Aim: Repeat, please, only the lines from the top of the data down to the line with "(0,0) rectangle (766,898);"; include both of those lines.

Data for processing:

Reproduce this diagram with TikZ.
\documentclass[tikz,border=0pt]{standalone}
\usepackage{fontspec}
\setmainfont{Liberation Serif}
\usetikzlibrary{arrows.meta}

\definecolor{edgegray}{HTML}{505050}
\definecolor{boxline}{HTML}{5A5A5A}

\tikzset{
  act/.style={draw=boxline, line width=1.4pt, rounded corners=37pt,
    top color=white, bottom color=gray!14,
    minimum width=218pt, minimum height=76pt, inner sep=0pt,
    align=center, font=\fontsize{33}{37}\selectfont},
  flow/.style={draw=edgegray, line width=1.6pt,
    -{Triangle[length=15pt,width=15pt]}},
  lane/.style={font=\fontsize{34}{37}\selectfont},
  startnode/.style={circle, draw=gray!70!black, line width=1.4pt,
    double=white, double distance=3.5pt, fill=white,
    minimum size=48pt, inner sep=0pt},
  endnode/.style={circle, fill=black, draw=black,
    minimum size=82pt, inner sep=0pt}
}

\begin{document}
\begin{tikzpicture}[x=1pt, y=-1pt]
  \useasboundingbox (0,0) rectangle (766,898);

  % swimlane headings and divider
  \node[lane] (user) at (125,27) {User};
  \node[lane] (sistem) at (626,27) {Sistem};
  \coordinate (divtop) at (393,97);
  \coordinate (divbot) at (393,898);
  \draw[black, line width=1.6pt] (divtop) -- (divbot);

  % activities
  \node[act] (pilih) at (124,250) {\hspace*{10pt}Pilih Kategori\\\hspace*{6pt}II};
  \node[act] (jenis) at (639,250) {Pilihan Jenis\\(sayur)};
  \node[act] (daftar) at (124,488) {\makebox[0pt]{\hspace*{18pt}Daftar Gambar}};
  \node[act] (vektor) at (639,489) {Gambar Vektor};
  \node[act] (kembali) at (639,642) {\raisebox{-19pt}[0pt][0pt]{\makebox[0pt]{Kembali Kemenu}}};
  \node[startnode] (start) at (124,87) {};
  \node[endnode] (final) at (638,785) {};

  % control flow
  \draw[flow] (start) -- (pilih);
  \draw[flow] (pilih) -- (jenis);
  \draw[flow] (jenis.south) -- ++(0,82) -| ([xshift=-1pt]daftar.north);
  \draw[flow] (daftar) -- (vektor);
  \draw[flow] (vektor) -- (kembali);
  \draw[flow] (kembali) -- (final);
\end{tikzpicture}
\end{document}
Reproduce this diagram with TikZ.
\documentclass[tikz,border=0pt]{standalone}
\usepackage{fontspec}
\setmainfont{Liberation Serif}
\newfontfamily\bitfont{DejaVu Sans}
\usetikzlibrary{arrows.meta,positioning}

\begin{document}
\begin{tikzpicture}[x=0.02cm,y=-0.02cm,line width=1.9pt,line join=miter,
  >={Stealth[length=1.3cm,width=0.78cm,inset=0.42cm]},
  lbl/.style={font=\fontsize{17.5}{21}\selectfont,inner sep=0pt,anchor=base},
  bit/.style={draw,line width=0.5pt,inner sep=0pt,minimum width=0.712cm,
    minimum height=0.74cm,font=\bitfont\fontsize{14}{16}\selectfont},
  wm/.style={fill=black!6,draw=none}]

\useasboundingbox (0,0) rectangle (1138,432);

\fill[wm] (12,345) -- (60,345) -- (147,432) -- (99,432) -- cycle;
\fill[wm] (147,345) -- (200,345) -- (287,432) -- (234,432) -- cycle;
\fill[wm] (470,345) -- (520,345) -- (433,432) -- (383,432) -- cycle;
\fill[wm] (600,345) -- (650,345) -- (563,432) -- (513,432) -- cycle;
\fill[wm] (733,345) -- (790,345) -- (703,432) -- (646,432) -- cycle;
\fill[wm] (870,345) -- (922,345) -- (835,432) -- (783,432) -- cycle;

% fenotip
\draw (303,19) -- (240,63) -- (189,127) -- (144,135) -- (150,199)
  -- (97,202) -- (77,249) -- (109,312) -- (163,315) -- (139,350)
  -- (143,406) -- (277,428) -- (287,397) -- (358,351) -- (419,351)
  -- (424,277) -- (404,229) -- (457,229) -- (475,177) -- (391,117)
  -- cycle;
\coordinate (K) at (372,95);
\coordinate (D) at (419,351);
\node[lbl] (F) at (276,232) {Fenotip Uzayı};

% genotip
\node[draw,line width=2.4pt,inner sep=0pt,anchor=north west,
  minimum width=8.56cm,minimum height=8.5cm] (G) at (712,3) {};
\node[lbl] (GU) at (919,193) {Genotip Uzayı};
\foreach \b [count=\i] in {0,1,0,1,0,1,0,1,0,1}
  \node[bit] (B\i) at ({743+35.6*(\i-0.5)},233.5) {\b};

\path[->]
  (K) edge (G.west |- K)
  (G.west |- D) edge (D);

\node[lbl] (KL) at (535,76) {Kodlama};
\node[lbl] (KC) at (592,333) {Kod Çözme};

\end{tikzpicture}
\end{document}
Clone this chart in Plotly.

Result:
Reproduce this diagram with TikZ.
\documentclass[tikz,border=0pt]{standalone}
\usepackage{fontspec}
\setmainfont{Liberation Serif}
\usetikzlibrary{arrows.meta}

\definecolor{edgegray}{HTML}{505050}
\definecolor{boxline}{HTML}{5A5A5A}

\tikzset{
  act/.style={draw=boxline, line width=1.4pt, rounded corners=37pt,
    top color=white, bottom color=gray!14,
    minimum width=218pt, minimum height=76pt, inner sep=0pt,
    align=center, font=\fontsize{33}{37}\selectfont},
  flow/.style={draw=edgegray, line width=1.6pt,
    -{Triangle[length=15pt,width=15pt]}},
  lane/.style={font=\fontsize{34}{37}\selectfont},
  startnode/.style={circle, draw=gray!70!black, line width=1.4pt,
    double=white, double distance=3.5pt, fill=white,
    minimum size=48pt, inner sep=0pt},
  endnode/.style={circle, fill=black, draw=black,
    minimum size=82pt, inner sep=0pt}
}

\begin{document}
\begin{tikzpicture}[x=1pt, y=-1pt]
  \useasboundingbox (0,0) rectangle (766,898);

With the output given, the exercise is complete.